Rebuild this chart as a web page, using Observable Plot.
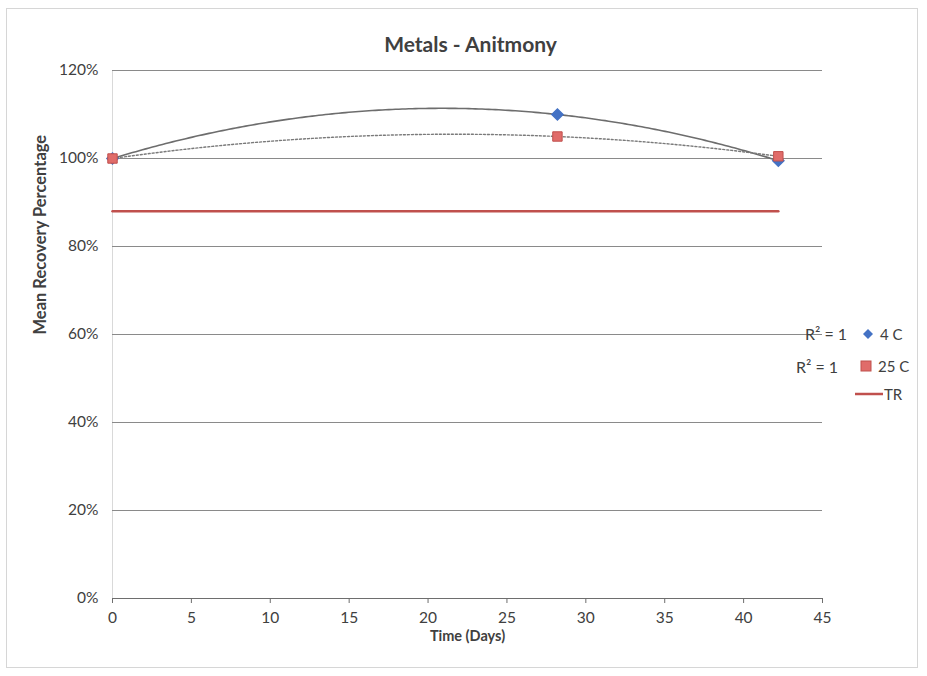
<!DOCTYPE html>
<html>
<head>
<meta charset="utf-8">
<script src="https://cdn.jsdelivr.net/npm/d3@7"></script>
<script src="https://cdn.jsdelivr.net/npm/@observablehq/plot@0.6"></script>
<style>
  html, body { margin: 0; padding: 0; background: #fff; }
  #wrap { position: relative; width: 927px; height: 676px; font-family: Lato, "Open Sans", sans-serif; }
  #frame { position: absolute; left: 6px; top: 8px; width: 912px; height: 660px; border: 1px solid #d6d6d6; box-sizing: border-box; pointer-events: none; }
  .leg { position: absolute; font-size: 15px; color: #404040; white-space: nowrap; }
</style>
</head>
<body>
<div id="wrap">
  <div id="chart"></div>
  <div id="frame"></div>
  <div id="legend"></div>
</div>
<script>
// ---- data ----
const title = "Metals - Anitmony";
const xLabel = "Time (Days)";
const yLabel = "Mean Recovery Percentage";
const days = [0, 28.2, 42.2];
const recovery4C = [100, 110, 99.5];
const recovery25C = [100, 105, 100.5];
const trDays = [0, 42.2];
const trValues = [88, 88];
const xTicks = [0, 5, 10, 15, 20, 25, 30, 35, 40, 45];
const yTicks = [0, 20, 40, 60, 80, 100, 120];
const seriesNames = ["4 C", "25 C", "TR"];
const r2Label = "R² = 1";

// ---- polynomial (order 2) trendline, as the spreadsheet draws it ----
function quadFit(xs, ys) {
  let S = [[0,0,0],[0,0,0],[0,0,0]], T = [0,0,0];
  xs.forEach((x, i) => {
    const p = [1, x, x * x];
    for (let r = 0; r < 3; r++) { T[r] += p[r] * ys[i]; for (let c = 0; c < 3; c++) S[r][c] += p[r] * p[c]; }
  });
  const A = S.map((row, i) => [...row, T[i]]);
  for (let i = 0; i < 3; i++) {
    for (let k = i + 1; k < 3; k++) {
      const f = A[k][i] / A[i][i];
      for (let j = i; j < 4; j++) A[k][j] -= f * A[i][j];
    }
  }
  const b = [0,0,0];
  for (let i = 2; i >= 0; i--) {
    let s = A[i][3];
    for (let j = i + 1; j < 3; j++) s -= A[i][j] * b[j];
    b[i] = s / A[i][i];
  }
  return x => b[0] + b[1] * x + b[2] * x * x;
}
const f4 = quadFit(days, recovery4C);
const f25 = quadFit(days, recovery25C);
const xmax = d3.max(days);
const xs = d3.range(0, 201).map(i => xmax * i / 200);
const trend4 = xs.map(x => ({x, y: f4(x)}));
const trend25 = xs.map(x => ({x, y: f25(x)}));

const pts4 = days.map((d, i) => ({x: d, y: recovery4C[i]}));
const pts25 = days.map((d, i) => ({x: d, y: recovery25C[i]}));
const trData = trDays.map((d, i) => ({x: d, y: trValues[i]}));

const font = "Lato, 'Open Sans', sans-serif";

const chart = Plot.plot({
  width: 927,
  height: 676,
  marginLeft: 112,
  marginRight: 105,
  marginTop: 70,
  marginBottom: 78,
  style: { fontFamily: font, fontSize: "15px", color: "#404040", background: "transparent" },
  x: { domain: [0, 45], ticks: xTicks, tickSize: 5, tickPadding: 8, label: null },
  y: { domain: [0, 120], ticks: yTicks, tickSize: 0, tickPadding: 14, tickFormat: d => d + "%", label: null },
  marks: [
    Plot.ruleX([0], {stroke: "#d9d9d9", strokeWidth: 1}),
    Plot.ruleY(yTicks.filter(d => d > 0), {stroke: "#8a8a8a", strokeWidth: 1}),
    Plot.ruleY([0], {stroke: "#6e6e6e", strokeWidth: 1.2}),
    Plot.axisX({ticks: xTicks, tickSize: 5, tickPadding: 8, stroke: "#6e6e6e", fontSize: 15.5, fill: "#404040"}),
    Plot.axisY({ticks: yTicks, tickSize: 0, tickPadding: 14, tickFormat: d => d + "%", fontSize: 15.5, fill: "#404040"}),
    Plot.line(trData, {x: "x", y: "y", stroke: "#c0504d", strokeWidth: 2.5}),
    Plot.line(trend4, {x: "x", y: "y", stroke: "#6d6d6d", strokeWidth: 1.6}),
    Plot.line(trend25, {x: "x", y: "y", stroke: "#7a7a7a", strokeWidth: 1.4, strokeDasharray: "2,2"}),
    Plot.dot(pts4, {x: "x", y: "y", symbol: "diamond2", r: 5, fill: "#4472c4", stroke: "#4472c4"}),
    Plot.dot(pts25, {x: "x", y: "y", symbol: "square2", r: 6, fill: "#e06c6a", stroke: "#c0504d", strokeWidth: 1}),
    Plot.text([title], {frameAnchor: "top", dx: 3, dy: -33, fontSize: 21, fontWeight: "bold", fill: "#404040"}),
    Plot.text([xLabel], {frameAnchor: "bottom", dy: 42, fontSize: 14.5, fontWeight: "bold", fill: "#404040"}),
    Plot.text([yLabel], {frameAnchor: "left", dx: -72, dy: 0, rotate: -90, fontSize: 16.5, fontWeight: "bold", fill: "#404040"})
  ]
});
document.getElementById("chart").appendChild(chart);

// ---- legend with R² labels (as in the spreadsheet chart) ----
const legend = document.getElementById("legend");
const items = [
  {name: seriesNames[0], sym: `<svg width="12" height="12" viewBox="-6 -6 12 12"><path d="M0,-5L5,0L0,5L-5,0Z" fill="#4472c4"/></svg>`, top: 323, left: 862, r2: {left: 805, top: 323}},
  {name: seriesNames[1], sym: `<svg width="12" height="12" viewBox="-6 -6 12 12"><rect x="-5" y="-5" width="10" height="10" fill="#e06c6a" stroke="#c0504d"/></svg>`, top: 355, left: 860, r2: {left: 796, top: 356}},
  {name: seriesNames[2], sym: `<svg width="28" height="12" viewBox="0 -6 28 12"><line x1="0" y1="0" x2="28" y2="0" stroke="#c0504d" stroke-width="2.5"/></svg>`, top: 383, left: 855, r2: null}
];
items.forEach(it => {
  const d = document.createElement("div");
  d.className = "leg";
  d.style.left = it.left + "px";
  d.style.top = it.top + "px";
  d.innerHTML = `<span style="display:inline-block;vertical-align:middle">${it.sym}</span><span style="vertical-align:middle;margin-left:${it.name === "TR" ? 1 : 6}px">${it.name}</span>`;
  legend.appendChild(d);
  if (it.r2) {
    const r = document.createElement("div");
    r.className = "leg";
    r.style.left = it.r2.left + "px";
    r.style.top = (it.r2.top + 1) + "px";
    r.style.fontSize = "16px";
    r.textContent = r2Label;
    legend.appendChild(r);
  }
});
</script>
</body>
</html>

- Given request -
Take the listing above and print it exactly, apart from the pictures.

- Expected output -
Rebuild this chart as a web page, using Observable Plot.
<!DOCTYPE html>
<html>
<head>
<meta charset="utf-8">
<script src="https://cdn.jsdelivr.net/npm/d3@7"></script>
<script src="https://cdn.jsdelivr.net/npm/@observablehq/plot@0.6"></script>
<style>
  html, body { margin: 0; padding: 0; background: #fff; }
  #wrap { position: relative; width: 927px; height: 676px; font-family: Lato, "Open Sans", sans-serif; }
  #frame { position: absolute; left: 6px; top: 8px; width: 912px; height: 660px; border: 1px solid #d6d6d6; box-sizing: border-box; pointer-events: none; }
  .leg { position: absolute; font-size: 15px; color: #404040; white-space: nowrap; }
</style>
</head>
<body>
<div id="wrap">
  <div id="chart"></div>
  <div id="frame"></div>
  <div id="legend"></div>
</div>
<script>
// ---- data ----
const title = "Metals - Anitmony";
const xLabel = "Time (Days)";
const yLabel = "Mean Recovery Percentage";
const days = [0, 28.2, 42.2];
const recovery4C = [100, 110, 99.5];
const recovery25C = [100, 105, 100.5];
const trDays = [0, 42.2];
const trValues = [88, 88];
const xTicks = [0, 5, 10, 15, 20, 25, 30, 35, 40, 45];
const yTicks = [0, 20, 40, 60, 80, 100, 120];
const seriesNames = ["4 C", "25 C", "TR"];
const r2Label = "R² = 1";

// ---- polynomial (order 2) trendline, as the spreadsheet draws it ----
function quadFit(xs, ys) {
  let S = [[0,0,0],[0,0,0],[0,0,0]], T = [0,0,0];
  xs.forEach((x, i) => {
    const p = [1, x, x * x];
    for (let r = 0; r < 3; r++) { T[r] += p[r] * ys[i]; for (let c = 0; c < 3; c++) S[r][c] += p[r] * p[c]; }
  });
  const A = S.map((row, i) => [...row, T[i]]);
  for (let i = 0; i < 3; i++) {
    for (let k = i + 1; k < 3; k++) {
      const f = A[k][i] / A[i][i];
      for (let j = i; j < 4; j++) A[k][j] -= f * A[i][j];
    }
  }
  const b = [0,0,0];
  for (let i = 2; i >= 0; i--) {
    let s = A[i][3];
    for (let j = i + 1; j < 3; j++) s -= A[i][j] * b[j];
    b[i] = s / A[i][i];
  }
  return x => b[0] + b[1] * x + b[2] * x * x;
}
const f4 = quadFit(days, recovery4C);
const f25 = quadFit(days, recovery25C);
const xmax = d3.max(days);
const xs = d3.range(0, 201).map(i => xmax * i / 200);
const trend4 = xs.map(x => ({x, y: f4(x)}));
const trend25 = xs.map(x => ({x, y: f25(x)}));

const pts4 = days.map((d, i) => ({x: d, y: recovery4C[i]}));
const pts25 = days.map((d, i) => ({x: d, y: recovery25C[i]}));
const trData = trDays.map((d, i) => ({x: d, y: trValues[i]}));

const font = "Lato, 'Open Sans', sans-serif";

const chart = Plot.plot({
  width: 927,
  height: 676,
  marginLeft: 112,
  marginRight: 105,
  marginTop: 70,
  marginBottom: 78,
  style: { fontFamily: font, fontSize: "15px", color: "#404040", background: "transparent" },
  x: { domain: [0, 45], ticks: xTicks, tickSize: 5, tickPadding: 8, label: null },
  y: { domain: [0, 120], ticks: yTicks, tickSize: 0, tickPadding: 14, tickFormat: d => d + "%", label: null },
  marks: [
    Plot.ruleX([0], {stroke: "#d9d9d9", strokeWidth: 1}),
    Plot.ruleY(yTicks.filter(d => d > 0), {stroke: "#8a8a8a", strokeWidth: 1}),
    Plot.ruleY([0], {stroke: "#6e6e6e", strokeWidth: 1.2}),
    Plot.axisX({ticks: xTicks, tickSize: 5, tickPadding: 8, stroke: "#6e6e6e", fontSize: 15.5, fill: "#404040"}),
    Plot.axisY({ticks: yTicks, tickSize: 0, tickPadding: 14, tickFormat: d => d + "%", fontSize: 15.5, fill: "#404040"}),
    Plot.line(trData, {x: "x", y: "y", stroke: "#c0504d", strokeWidth: 2.5}),
    Plot.line(trend4, {x: "x", y: "y", stroke: "#6d6d6d", strokeWidth: 1.6}),
    Plot.line(trend25, {x: "x", y: "y", stroke: "#7a7a7a", strokeWidth: 1.4, strokeDasharray: "2,2"}),
    Plot.dot(pts4, {x: "x", y: "y", symbol: "diamond2", r: 5, fill: "#4472c4", stroke: "#4472c4"}),
    Plot.dot(pts25, {x: "x", y: "y", symbol: "square2", r: 6, fill: "#e06c6a", stroke: "#c0504d", strokeWidth: 1}),
    Plot.text([title], {frameAnchor: "top", dx: 3, dy: -33, fontSize: 21, fontWeight: "bold", fill: "#404040"}),
    Plot.text([xLabel], {frameAnchor: "bottom", dy: 42, fontSize: 14.5, fontWeight: "bold", fill: "#404040"}),
    Plot.text([yLabel], {frameAnchor: "left", dx: -72, dy: 0, rotate: -90, fontSize: 16.5, fontWeight: "bold", fill: "#404040"})
  ]
});
document.getElementById("chart").appendChild(chart);

// ---- legend with R² labels (as in the spreadsheet chart) ----
const legend = document.getElementById("legend");
const items = [
  {name: seriesNames[0], sym: `<svg width="12" height="12" viewBox="-6 -6 12 12"><path d="M0,-5L5,0L0,5L-5,0Z" fill="#4472c4"/></svg>`, top: 323, left: 862, r2: {left: 805, top: 323}},
  {name: seriesNames[1], sym: `<svg width="12" height="12" viewBox="-6 -6 12 12"><rect x="-5" y="-5" width="10" height="10" fill="#e06c6a" stroke="#c0504d"/></svg>`, top: 355, left: 860, r2: {left: 796, top: 356}},
  {name: seriesNames[2], sym: `<svg width="28" height="12" viewBox="0 -6 28 12"><line x1="0" y1="0" x2="28" y2="0" stroke="#c0504d" stroke-width="2.5"/></svg>`, top: 383, left: 855, r2: null}
];
items.forEach(it => {
  const d = document.createElement("div");
  d.className = "leg";
  d.style.left = it.left + "px";
  d.style.top = it.top + "px";
  d.innerHTML = `<span style="display:inline-block;vertical-align:middle">${it.sym}</span><span style="vertical-align:middle;margin-left:${it.name === "TR" ? 1 : 6}px">${it.name}</span>`;
  legend.appendChild(d);
  if (it.r2) {
    const r = document.createElement("div");
    r.className = "leg";
    r.style.left = it.r2.left + "px";
    r.style.top = (it.r2.top + 1) + "px";
    r.style.fontSize = "16px";
    r.textContent = r2Label;
    legend.appendChild(r);
  }
});
</script>
</body>
</html>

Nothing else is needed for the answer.